Les saisons passent, et le fils de pasteur délaisse l’Amérique pour l’Allemagne. A Berlin, Pearson continue à jouer de la musique chez lui, sans jamais rien enregistrer. “Je connaissais bien le mec du tabac, le mec de l’épicerie et le mec du kebab, c’était déjà pas mal.” Quelques allers-retours entre l’Allemagne et le Texas, un mariage et une séparation plus tard, Pearson s’installe à Paris. Nouveau chapitre de ce scénario improbable, il s’implique dans la vie culturelle d’une crêperie du XIe arrondissement, West Country Girls, y donne des concerts et collabore avec des artistes comme H-Burns ou Bosque Brown.
Mais le déclic a lieu lors d’un concert donné en Irlande : bouleversés par les folk-songs tristes et oniriques de Pearson, deux costauds du public encouragent le musicien à enregistrer un disque à l’issue de la prestation. “Ça m’a touché car c’était des gros gars, presque des brutes.

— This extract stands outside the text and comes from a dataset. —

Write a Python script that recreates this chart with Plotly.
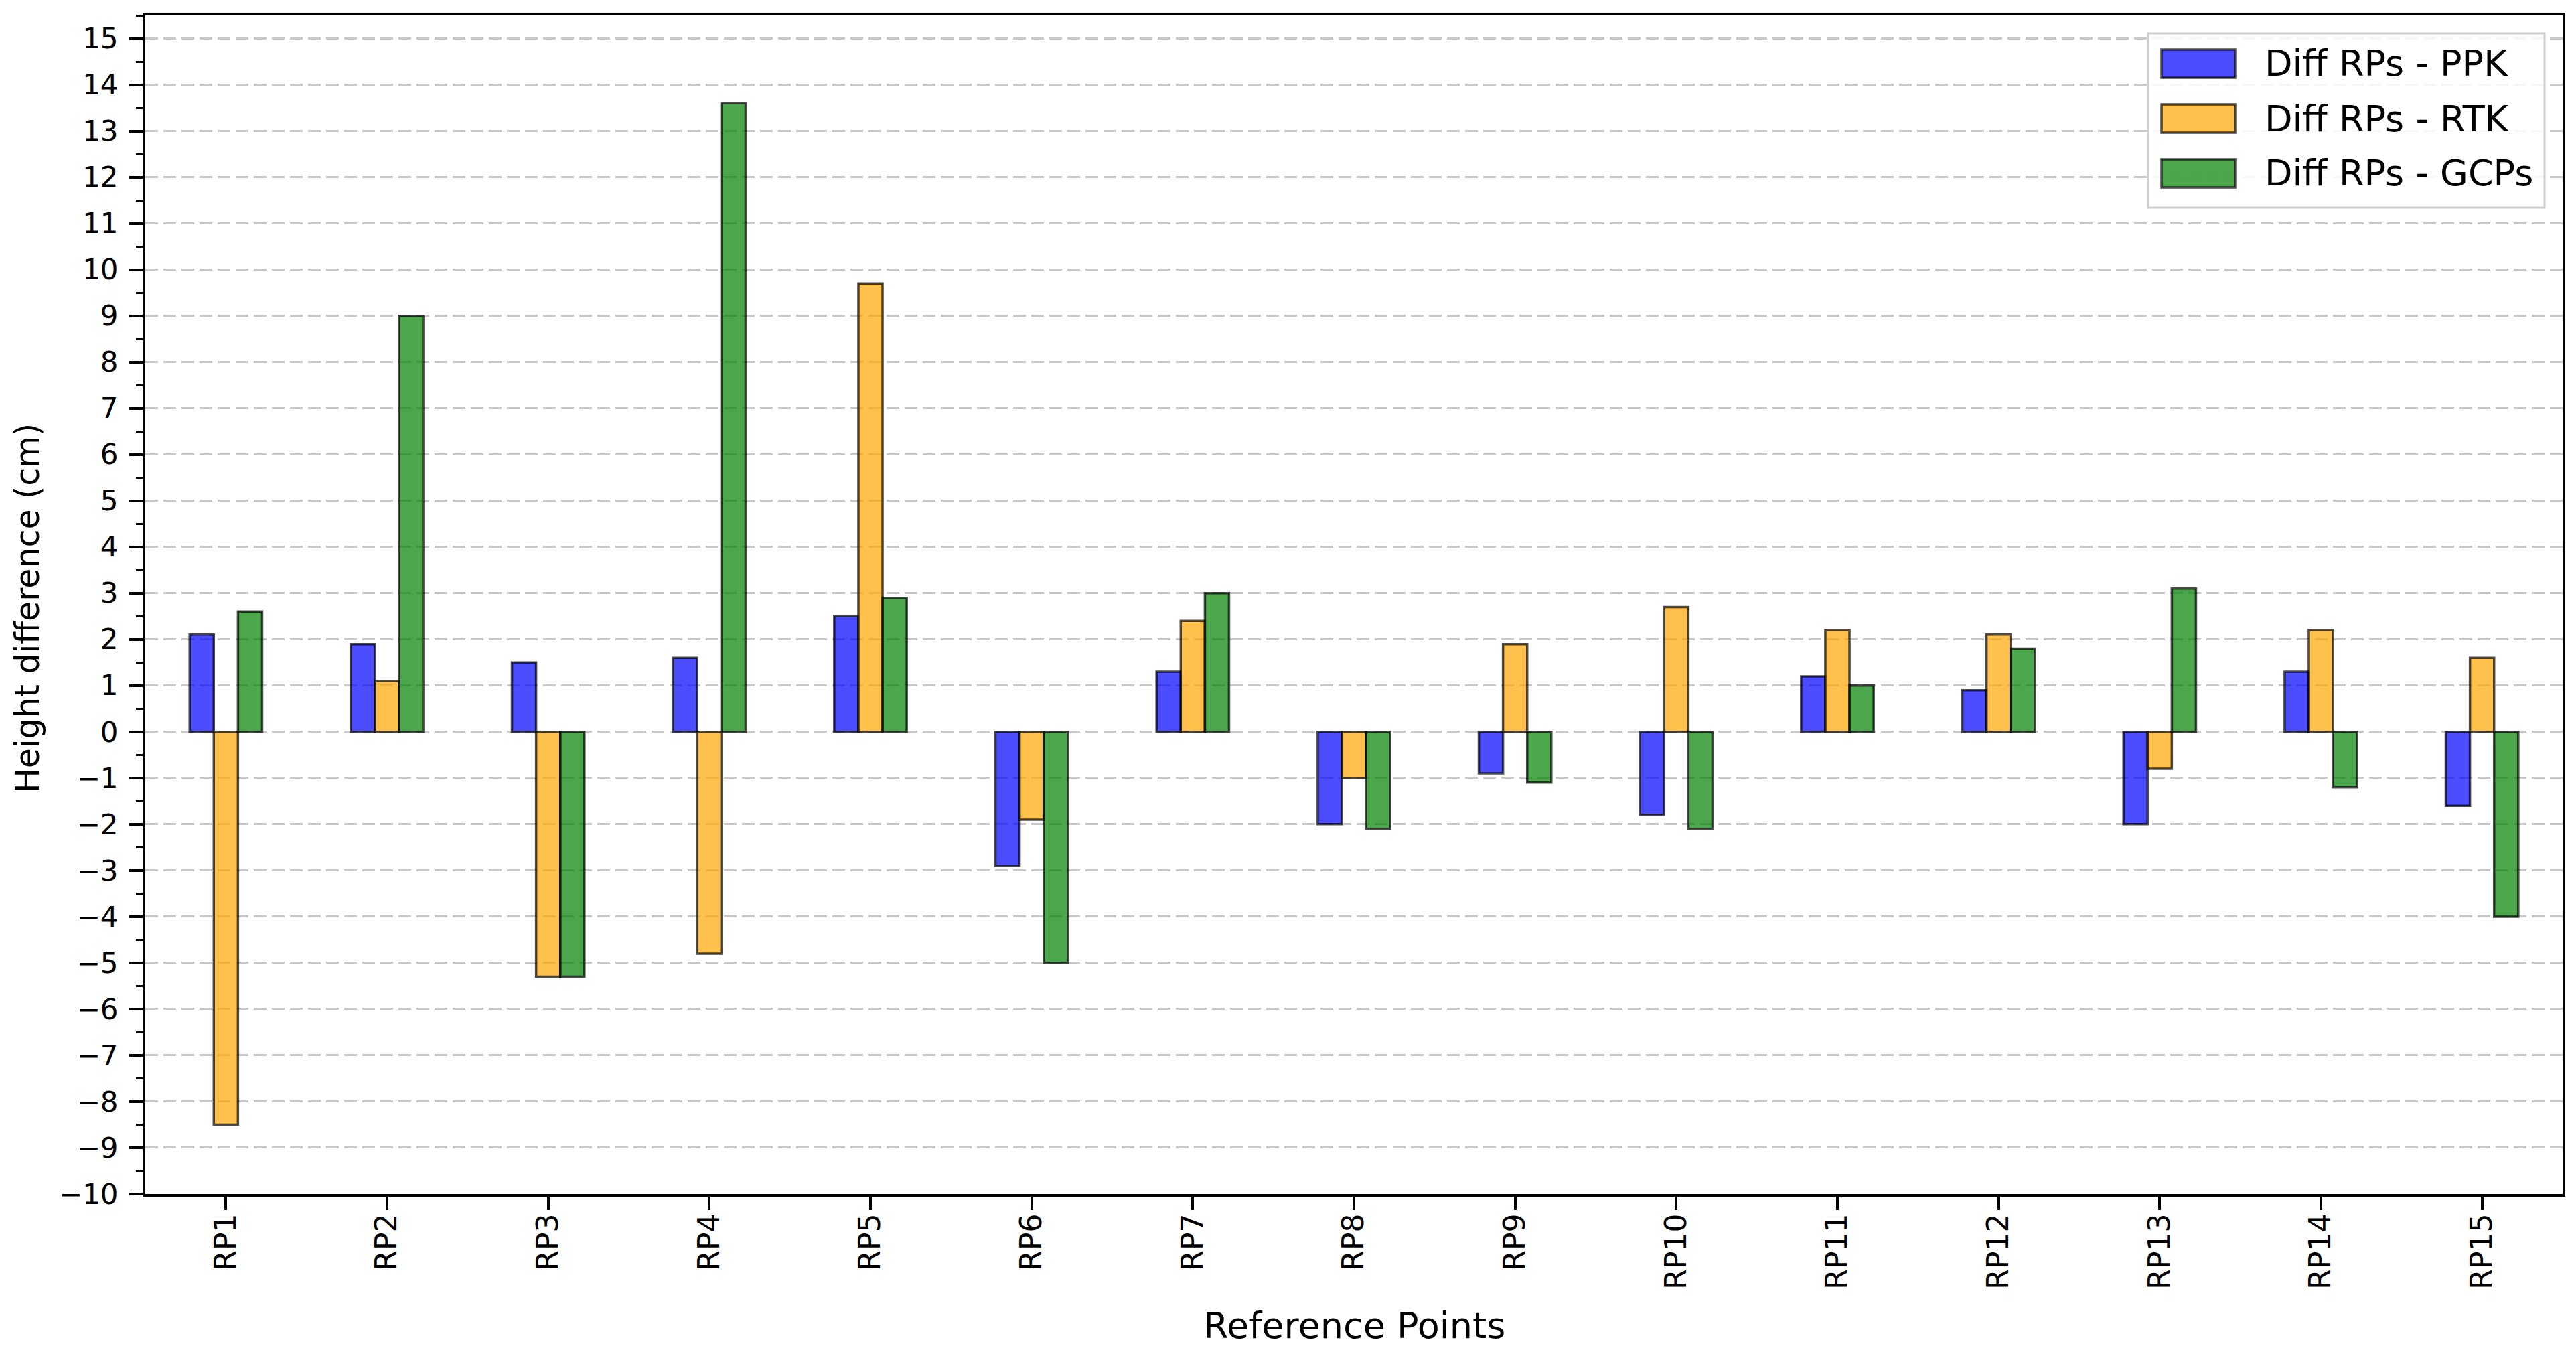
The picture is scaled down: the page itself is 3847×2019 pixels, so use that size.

Alors je me suis dit d’accord, si ça touche ces types, je vais enregistrer des chansons à nouveau.” Fruit de cette décision, Last of the Country Gentlemen réunit sept folk-songs qui semblent n’en former qu’une – quatre, d’ailleurs, dépassent les dix minutes.
Moins chaotique que le parcours de son auteur, la musique de Pearson est à classer non loin de celle de Bonnie Prince Billy (Sweetheart I Ain’t Your Christ) ou des premiers Joseph Arthur (Sorry with a Song). Ecorché, épuré, c’est un disque de cow-boy mélancolique, qui pleure dans sa barbe et souffre dans ses santiags. “Je me suis acheté mon premier sweat à capuche récemment. C’est plus confortable pour la vie à la ville. Peut-être qu’un jour je serai un mec avec un smartphone et des applications dessus.”